Finding your calling
One of the side-effects of the two years in Adelaide as I planned would be to understand myself better and find my calling.
The HBS Working Knowledge reviews a new book called "Nobodies to Somebodies: How 100 Great Careers Got Their Start" by Peter Han.
In this book Han examines the careers of one hundred achievers from business, government, science, the literary world, the nonprofit sector, and the arts.
Nobodies to Somebodies is written as a narrative and is organized into fourteen lessons within three sections. The first section, "Basics: Finding One's Calling," provides some useful insight from these high achievers on self-assessment and describes the various approaches they used to decide which way to go.
The second section, "Keys: Chasing the Dream," describes tactical career moves and how the achievers dealt with unexpected surprises that might have diverted their paths.
The third section, "End Game: Using A Little Magic," discusses mentoring, work-life balance, and the importance of drive and passion.
Another book which I read called "What Should I do with my life?" by Po Bronson was a fantastic book.
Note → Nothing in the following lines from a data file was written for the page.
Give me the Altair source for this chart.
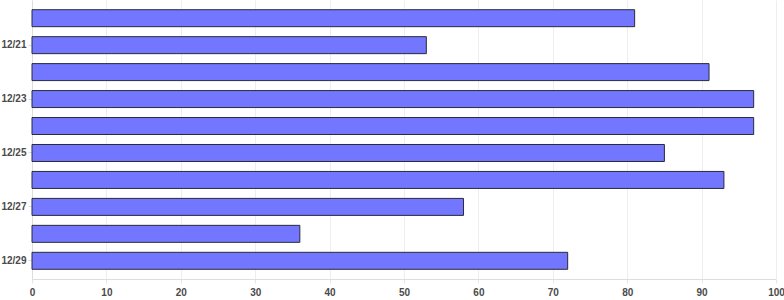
import altair as alt
import pandas as pd

dates = ["12/20", "12/21", "12/22", "12/23", "12/24", "12/25", "12/26", "12/27", "12/28", "12/29"]
values = [81, 53, 91, 97, 97, 85, 93, 58, 36, 72]
shown_labels = ["12/21", "12/23", "12/25", "12/27", "12/29"]
x_ticks = [0, 10, 20, 30, 40, 50, 60, 70, 80, 90, 100]

df = pd.DataFrame({"date": dates, "value": values})

chart = alt.Chart(df).mark_bar(
    color="#7377ff", stroke="#2a2a3a", strokeWidth=1
).encode(
    y=alt.Y("date:N", sort=dates, title=None,
            scale=alt.Scale(paddingInner=0.37, paddingOuter=0.36),
            axis=alt.Axis(values=shown_labels, labelFont="Liberation Sans",
                          labelFontWeight="bold", labelFontSize=10, labelColor="#4a4a4a",
                          domainColor="#dddddd", tickColor="#dddddd", tickSize=4,
                          labelPadding=2, grid=False)),
    x=alt.X("value:Q", title=None,
            scale=alt.Scale(domain=[0, 100], nice=False),
            axis=alt.Axis(values=x_ticks, labelFont="Liberation Sans",
                          labelFontWeight="bold", labelFontSize=10, labelColor="#4a4a4a",
                          domainColor="#dddddd", tickColor="#e6e6e6", tickSize=4,
                          gridColor="#eeeeee", labelPadding=4, labelFlush=False,
                          labelOverlap=False)),
).properties(
    width=744, height=279,
    autosize=alt.AutoSizeParams(type="none"),
    padding={"left": 32, "top": 0, "right": 8, "bottom": 21},
).configure_view(stroke=None)

chart.save("out.html", embed_options={"renderer": "svg", "actions": False})
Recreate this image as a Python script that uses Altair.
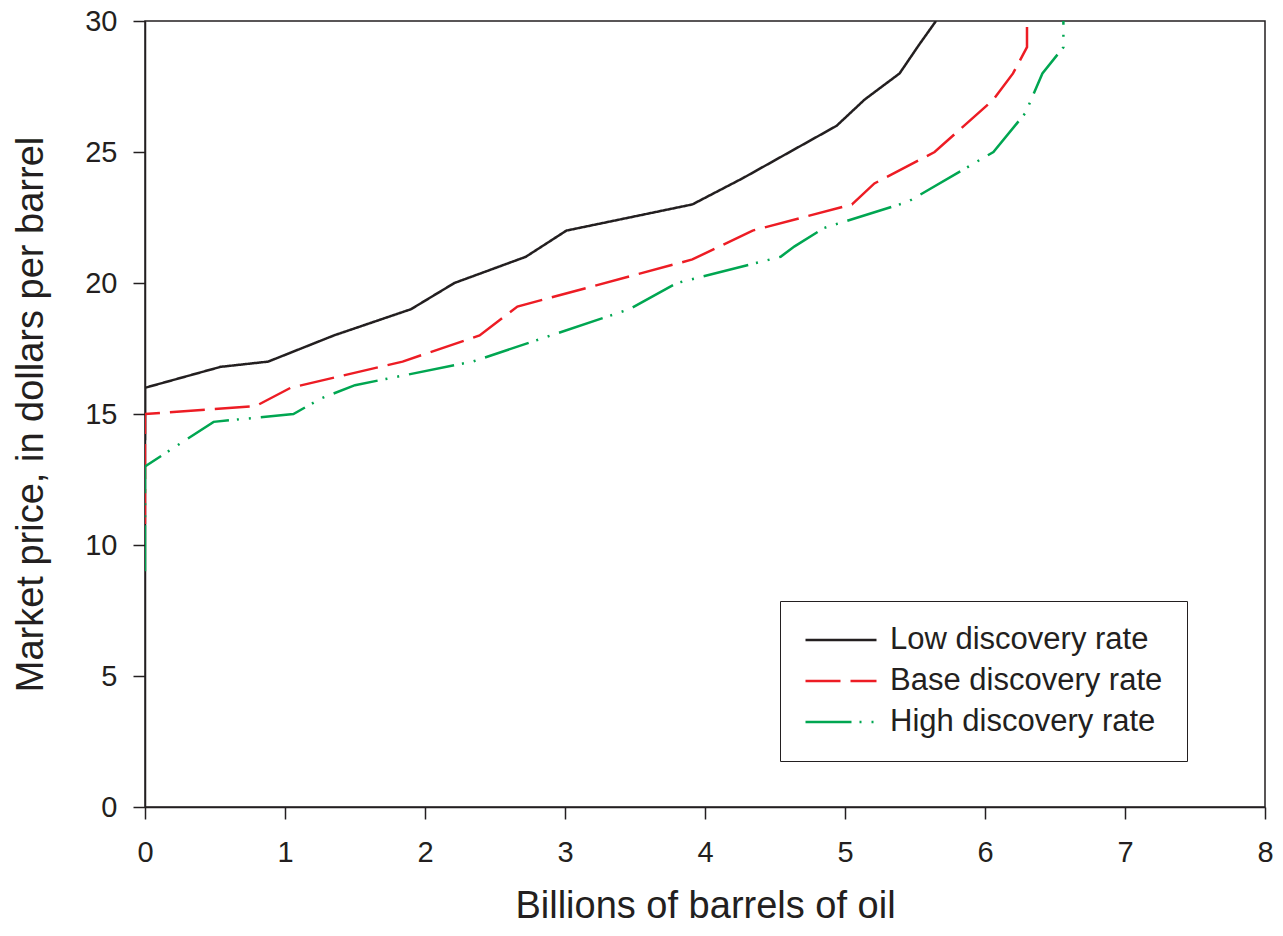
import altair as alt
import pandas as pd

# Values
series_names = ["Low discovery rate", "Base discovery rate", "High discovery rate"]

low_x = [0, 0, 0.54, 0.88, 1.35, 1.9, 2.21, 2.72, 3.01, 3.91, 4.27, 4.94, 5.14, 5.39, 5.53, 5.65]
low_y = [14.0, 16.0, 16.8, 17.0, 18.0, 19.0, 20.0, 21.0, 22.0, 23.0, 24.0, 26.0, 27.0, 28.0, 29.1, 30.0]

base_x = [0, 0, 0.79, 1.04, 1.84, 2.39, 2.66, 3.91, 4.34, 5.05, 5.21, 5.64, 6.06, 6.2, 6.3, 6.3]
base_y = [10.8, 15.0, 15.3, 16.0, 17.0, 18.0, 19.1, 20.9, 22.0, 23.0, 23.8, 25.0, 27.0, 28.0, 29.0, 30.0]

high_x = [0, 0, 0.49, 1.06, 1.26, 1.5, 2.34, 3.46, 3.8, 4.54, 4.64, 4.85, 5.45, 6.06, 6.29, 6.41, 6.56, 6.56]
high_y = [9.0, 13.0, 14.7, 15.0, 15.6, 16.1, 17.0, 19.0, 20.0, 21.0, 21.4, 22.1, 23.1, 25.0, 26.5, 28.0, 29.0, 30.0]

x_ticks = [0, 1, 2, 3, 4, 5, 6, 7, 8]
y_ticks = [0, 5, 10, 15, 20, 25, 30]

colors = ["#231f20", "#ed1c24", "#00a651"]
dashes = [[1, 0], [35, 10], [46, 8, 2, 10, 2, 10]]

rows = []
for name, xs, ys in zip(series_names, [low_x, base_x, high_x], [low_y, base_y, high_y]):
    for i, (xv, yv) in enumerate(zip(xs, ys)):
        rows.append({"series": name, "order": i, "barrels": xv, "price": yv})
df = pd.DataFrame(rows)

FONT = "Liberation Sans"
INK = "#231f20"

legend = alt.Legend(
    title=None,
    orient="none",
    legendX=635,
    legendY=580,
    strokeColor=INK,
    padding=24,
    symbolType="stroke",
    symbolSize=5041,
    symbolStrokeWidth=2.5,
    clipHeight=30,
    rowPadding=10,
    labelOffset=12,
    labelFontSize=31,
    labelLimit=600,
    labelFont=FONT,
    labelColor=INK,
)

chart = (
    alt.Chart(df)
    .mark_line(strokeWidth=2.5, strokeCap="butt", clip=True)
    .encode(
        x=alt.X(
            "barrels:Q",
            scale=alt.Scale(domain=[0, 8], nice=False),
            axis=alt.Axis(title="Billions of barrels of oil", values=x_ticks, format="d"),
        ),
        y=alt.Y(
            "price:Q",
            scale=alt.Scale(domain=[0, 30], nice=False),
            axis=alt.Axis(title="Market price, in dollars per barrel", values=y_ticks, format="d"),
        ),
        color=alt.Color("series:N", scale=alt.Scale(domain=series_names, range=colors), legend=legend),
        strokeDash=alt.StrokeDash("series:N", scale=alt.Scale(domain=series_names, range=dashes), legend=legend),
        order="order:Q",
    )
    .properties(
        width=1120,
        height=786,
        autosize=alt.AutoSizeParams(type="none"),
        padding={"left": 137, "top": 13, "right": 10, "bottom": 120},
    )
    .configure_view(stroke=INK, strokeWidth=1.5)
    .configure_axis(
        grid=False,
        labelFlush=False,
        domainColor=INK,
        domainWidth=1.5,
        tickColor=INK,
        tickWidth=1.5,
        tickSize=12,
        labelFont=FONT,
        labelFontSize=29,
        labelColor=INK,
        titleFont=FONT,
        titleFontSize=38,
        titleFontWeight="normal",
        titleColor=INK,
    )
    .configure_axisX(labelPadding=19, titlePadding=20)
    .configure_axisY(labelPadding=16, titlePadding=34)
)

chart.save("out.html", embed_options={"renderer": "svg", "actions": False})
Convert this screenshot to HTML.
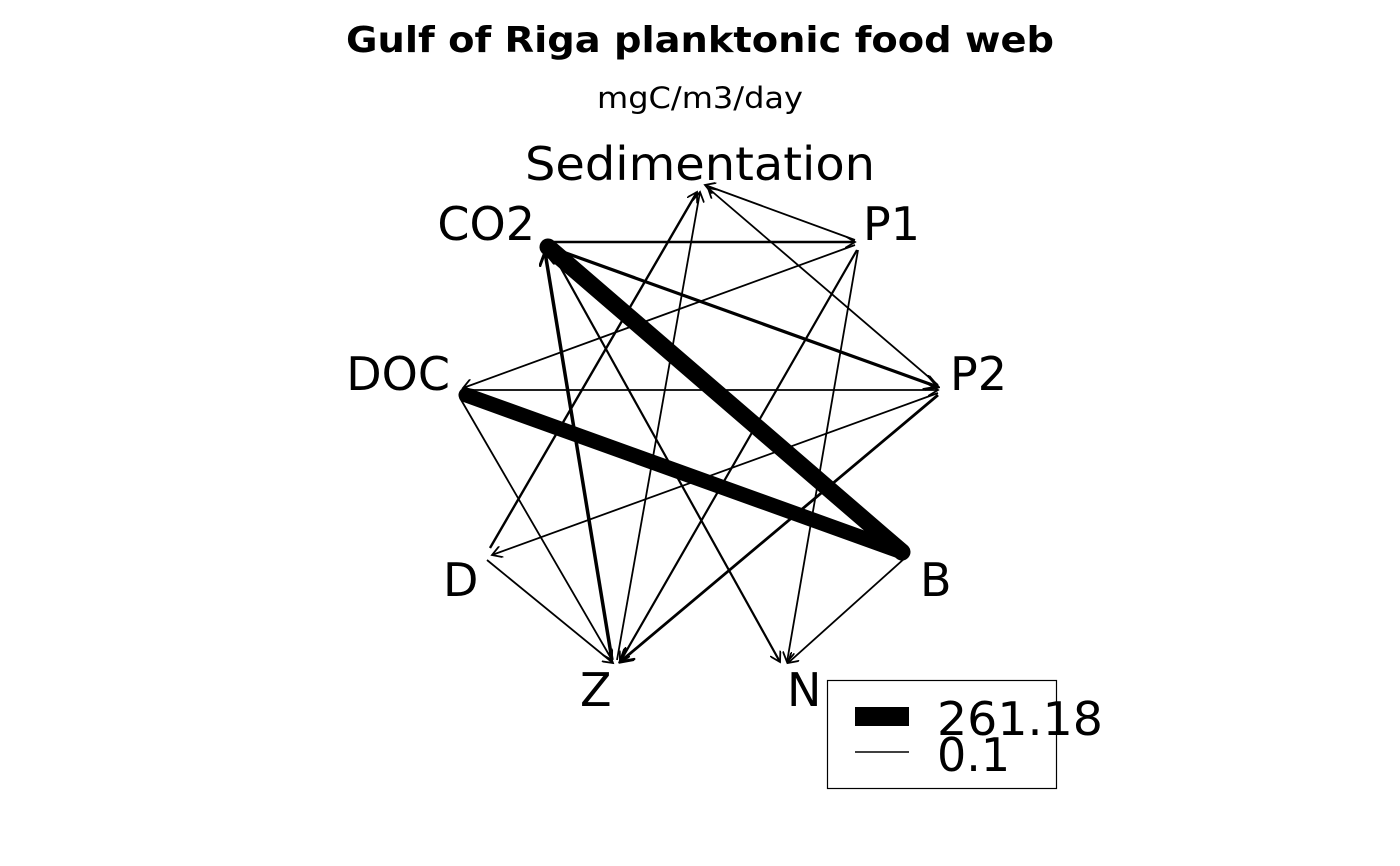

Let Po tell us about his book:
You can make decisions to pad your wallet. You can make decisions to maintain proper appearances. You can make decisions because they're safe or predictable. You can make decisions because it'll keep your parents off your back. You can make decisions simply to delay making harder decisions. I began this book because I was drawn, artistically, to those who've made decisions to serve none of those ends. I was interested in people who resisted those pressures and made a decision simply because it was good, or right, or true to their nature - and were willing to be challenged by the consequences.
As I wrote in the introduction, "Nothing seemed more brave to me than facing up to one's own identity, and filtering out the chatter that tells us to be someone we're not."
I found that it's not what you do that defines you nearly as much as what you overcame to get there that shapes you. This is a journey of infinite variety that we all share.
My hope is that by reading these people's stories, you will find yourself contemplating the decisions you've made in your life.
These are stories of maturation; of gaining understanding through being forced to look at life a different way. In the end, having the benefit of perspective contributed to their satisfaction as much as the new lifestyle.
You can also check out the NPR piece or a chapter excerpt.
This book is wonderful. It made me look at life with a different view. One of the differences that I have found with this book and "Nobodies to Somebodies" is that Nobodies....starts with the assumption of what success is and Po just started a journey to find out how people made brave decisions and then the story of the book followed.
PO is right. He does not provide startegies or anything else in the book but a good narrative set of stories. Peter Han in 'Nobodies...' decides what is success and then finds the people and the carriers to decide what is the strategy.
I found Po's book highly engaging. If you can read his book. And if anybody does read "Nobodies to Somebodies" do let me know what you think about it.